Государство и общество в разные времена примеряли на себя то одни, то другие возрастные одежки.
Именно в подростковом возрасте я пережил отчетливый, интенсивно культивируемый культ “молодости” и сопутствующей ей “романтики-фантастики”. Это было в 1960-е годы, когда все кафе, кинотеатры, гостиницы, газеты-журналы и радиостанции было принято называть “Юностями”, “Сменами” и прочими “Синими птицами” да “Алыми парусами”. В те же годы появилась такая профессия, как “молодой поэт”. Некоторым из молодых поэтов на сегодняшний день хорошо за семьдесят, но от однажды выбранной профессии уже никуда не уйдешь.
Потом эпоха мятежной юности с ее лозунгами типа “Коммунизм – это молодость мира, и его возводить молодым” плавно и незаметно сменилась эпохой “старости”, что было легко объяснимо средним возрастом тогдашнего руководства.
“Старость”, разумеется, эвфемизировалась как “мудрость” и “зрелость”. Не зря же свой ублюдочный, сделанный из ломкой позолоченной пластмассы социализм они назвали “зрелым”. Ну а каким же еще – не маразматическим же.
В таких сенильных декорациях и грянула вдруг достопамятная перестройка, а также все, что за ней последовало.
Страна и общество впадают то в беспокойный и дурашливый пубертат, то в тревожное и суетливое старческое слабоумие.
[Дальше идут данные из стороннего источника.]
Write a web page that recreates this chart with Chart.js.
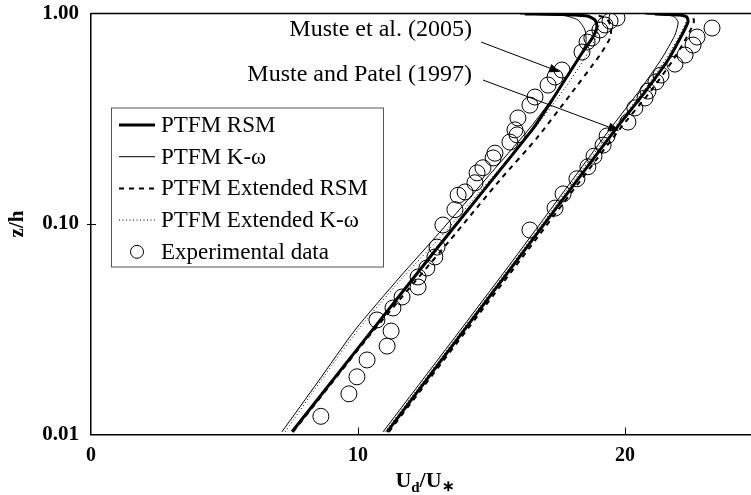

А вот взрослости нет как нет.
Времена меняются, а общество наше пребывает в вечном, хотя и не вполне блаженном детстве, каковое обстоятельство закреплено даже на уровне повседневного языка, где социальные связи выстраиваются в терминах и категориях кровного родства. Отсюда все эти родины-матери и вожди-отцы. Отсюда все эти мамаши, папаши, сынки и дочки. Отсюда вечная игра в дочки-матери.